He basically used another company he controlled to take customer cash and invest it in the stock market. It was an effective way to launder crypto into other assets. When crypto tanked and the stock market tanked, he was unable to liquidate assets to reimburse his customers.
My big question is: if your company owns tens of billions in crypto, why are you trying to convert it into other assets?
So basically people think crypto is magic, but this is just the pigeons coming home to roost.
As I understand it, there isn't a problem if he has transaction 1, buy some crypto with customer cash, in concert with transaction 2, buy an equivalent amount of something else - stocks, bonds, or just the cash paid to you on the sidelines.
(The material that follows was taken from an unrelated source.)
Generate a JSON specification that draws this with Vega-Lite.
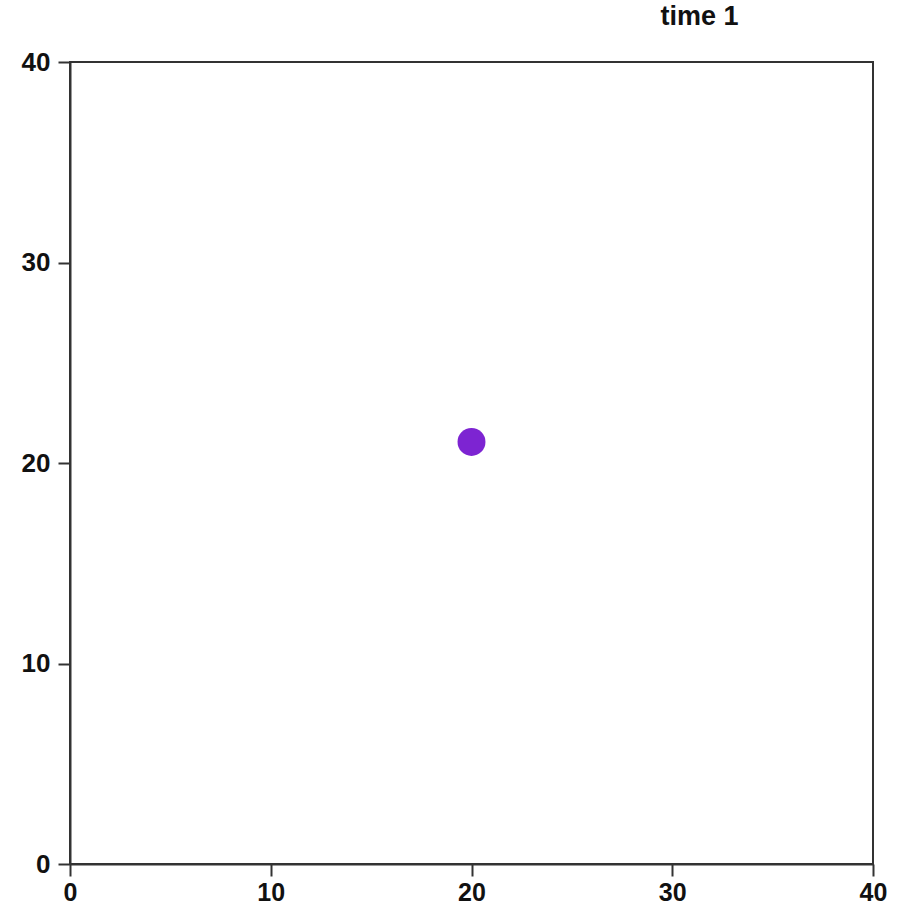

But if his supposed business didn't do that, that's the problem.... it sounds like he bought stocks INSTEAD of crypto with the money.
If your cryptocurrency is worth 20 grand a coin and you buy "1 coin" and I have a straightforward crypto account whose integrity is not in question, then your crypto tanks, that is your problem. I don't have to pay you 20 grand. I have to pay you what it's worth that day, that second actually.
So you sell when it hits 10 grand a coin. No problem if he invested where it was supposed to be. Everybody would take exactly the bath they were supposed to take, no "reimbursement" involved. It's just cashing out.
But the guy acting as the bank... let's call him the "Bankman"... has to have enough to pay you and everybody else who thought they invested in crypto through him.
As you said, he didn't have enough liquid assets to pay guys out as they ran for the exits.
It was essentially a bank that didn't follow any banking rules and had no reserves because yeeehawwww!!!! it didn't have pesky government regulators all up in its business all the time because yay crypto.
What cracks me up is that he did even WORSE in those stocks than the crypto did, if he could not liquidate from Peter and pay Paul. Either that or he got greedy and plowed it into some product that gave him a better return either in terms of downside protection or just a straight percentage bonus, for leaving his money invested in his failing stocks -- I don't understand options, but it's possible options might explain his broke-assedness... or some other longer-than-the-blink-of-an-eye-duration instrument.
Anyway everybody wanted US-government-backed paper, in its electronic form no doubt, and all he had was magical-thinking-backed promises. Turns out he lost on all the bets that were supposed to cover the investments.
It's really no different than any other misuse of the money that rendered it unavailable. If he spent it on hookers and cocaine, if I understand it correctly, it would be the same issue, from a banking perspective. He said he would do banking stuff, but he really just took people's money and when they went to cash out all at once, there was nothing to pay them with.